Betty’s Own Culinary Capers

Of course, Betty did not begin life in a Paris kitchen. Born in Memphis, Tennessee, she studied in France while in college and discovered that she loved French cuisine even more than French literature. Her marriage eventually brought her to Columbus, where in 1976 she opened a cooking school, La Belle Pomme. It flourished at Lazarus Department Store (now Macy’s) from 1981–1995, closing when Betty moved to Massachusetts.

For 20 years Betty also wrote a syndicated cooking column and regularly contributed features to Ohio and Bon Appétit magazines.

She continues to teach in Massachusetts. “I get to hear what students are cooking and what foods they’re interested in. I try to incorporate that in the recipes I create.”

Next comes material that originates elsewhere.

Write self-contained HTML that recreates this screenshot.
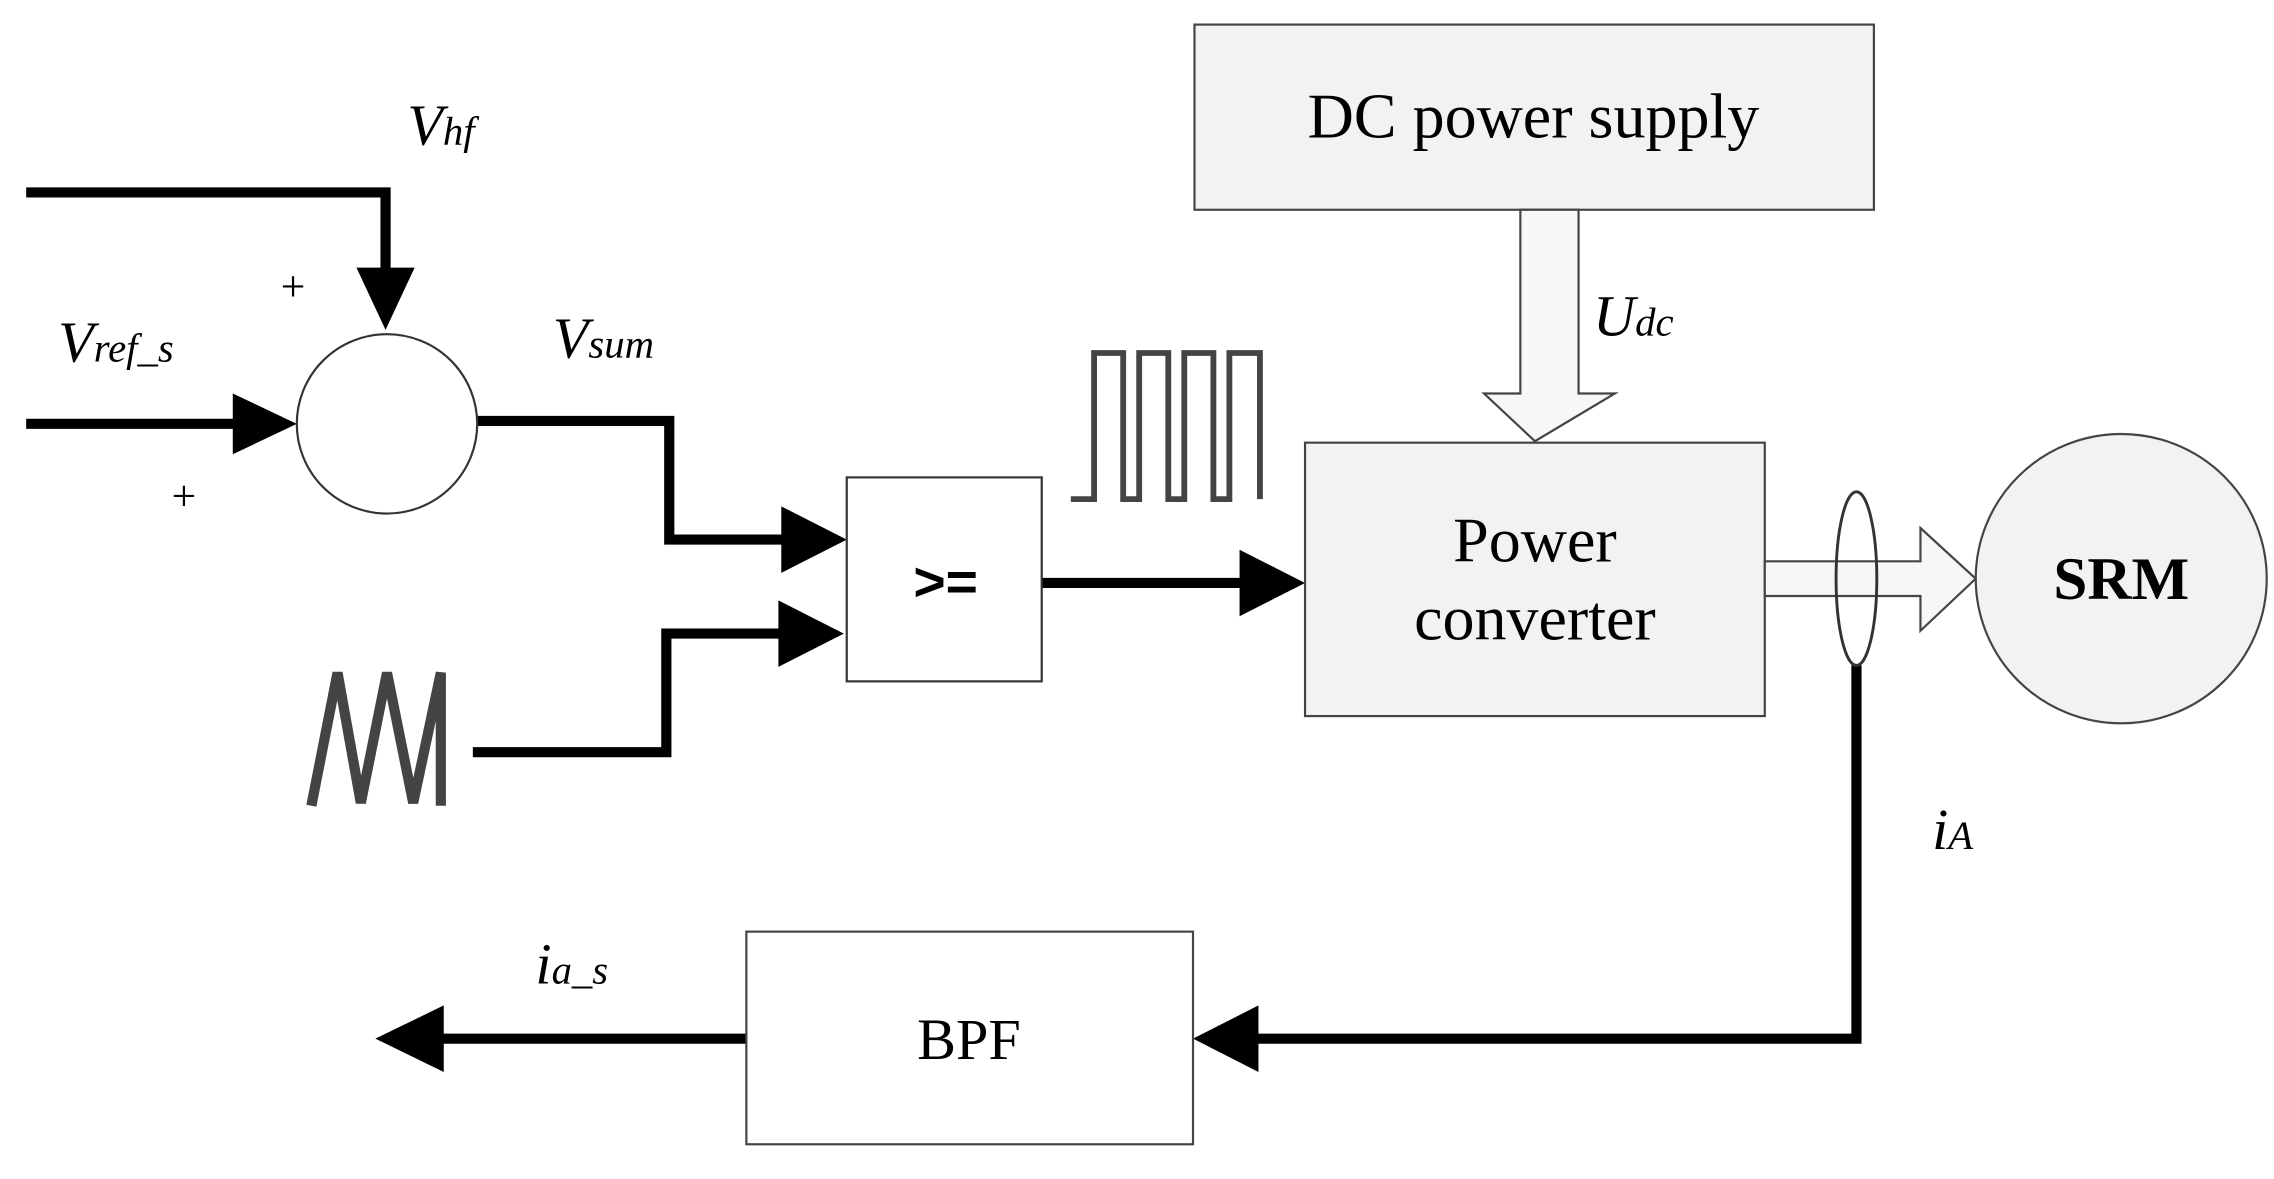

And those recipes go into her cookbooks.

How to Make a Cookbook

The recipe for a cookbook is long and complicated, nearly two years of steady work for Soup Nights. After Betty develops her recipes, she calls on her volunteer recipe testers, many from Columbus, and longtime assistant Emily Bell, from Dublin. About 10 volunteers prepare each recipe and answer a questionnaire: How long did it take you to make it? Did you like it? Would you make it again? Were there any techniques that needed explanation?

For problematic recipes, professional testers take over. “I spend a lot of time back and forth with the testers,” Betty says. Once the recipes pass muster, the book must still be designed and dishes photographed—for Soup Nights, Betty cooked 40 dishes in five days, all photographed in her own kitchen. Remembering, she chuckles at the feat.

“We had a food stylist, and I was the prop stylist, and Emily came from her old farmhouse in Dublin and brought props, and I had my own collection— my house looked like a cookware store.”

The soups in Soup Nights are organized by category: Vegetable; Chowders, Gumbos and Bisques; Bean and Grain; Hearty Comfort Soups; Light Soups Warm or Chilled. Even better, says Betty, a salad or sandwich plus dessert recipe accompany each soup recipe, “especially created to complement the soup so you can make a meal out of them.”

The je ne sais quoi of French Cooking

Betty fell for French cooking the moment she tasted it, and her yearly exposure to the country’s cuisine has only deepened the affair. “Paris is a great place to get ideas,” she says. “There are so many cuisines represented here. Over the past 10 years, I’ve seen a big Japanese influence.”

The great difference she sees in American and French home cooking is seasonality.

“We talk about vegetables and fruit being seasonal, but in the States we can get asparagus from Chile out of season and strawberries all year round. You would never find that in France, except perhaps in a grand food hall like Le Bon Marché. The everyday person cooking in France cooks seasonally, and not just produce, but scallops, for instance. You get a better price and a better product when they’re seasonal.”

The typical Frenchwoman also has une grande affaire with her butcher, who may provide not only a fabulous roast capon for a holiday dinner, but also the stuffing that accompanies it. “We have a number of friends who live here, and I noticed that none of them seem to cook the whole meal,” Betty says. “Typically, they make the salad and first course and buy the dessert and the bread.”

Time and Change

In a career spanning 35 years, Betty has compiled a wealth of experience as a cooking teacher, so I asked her about the differences she sees in her current students and readers compared to her early years at La Belle Pomme.

“When I first started in the ’70s and ’80s, people seemed to have all kinds of time on their hands to make pâtés and terrines and complicated sauces. Now,” Betty says, “everyone is very busy. They definitely want good food, but they want it healthier and quicker.”

And she finds people more adventurous in their eating. “We have a global cuisine now. South America is the current new area of discovery. People are more informed, due to Food Network and PBS and other TV stations—they made people more able cooks, more technically informed. The overall public certainly has a great interest in food and good eating.”

Home Again

Culinary Capers in Columbus is always a homecoming for Betty. “I loved living in Columbus,” she says. “I have so many good friends and I always look forward to seeing friends and former students. It’s such a friendly, open city and a very lovely place to live.”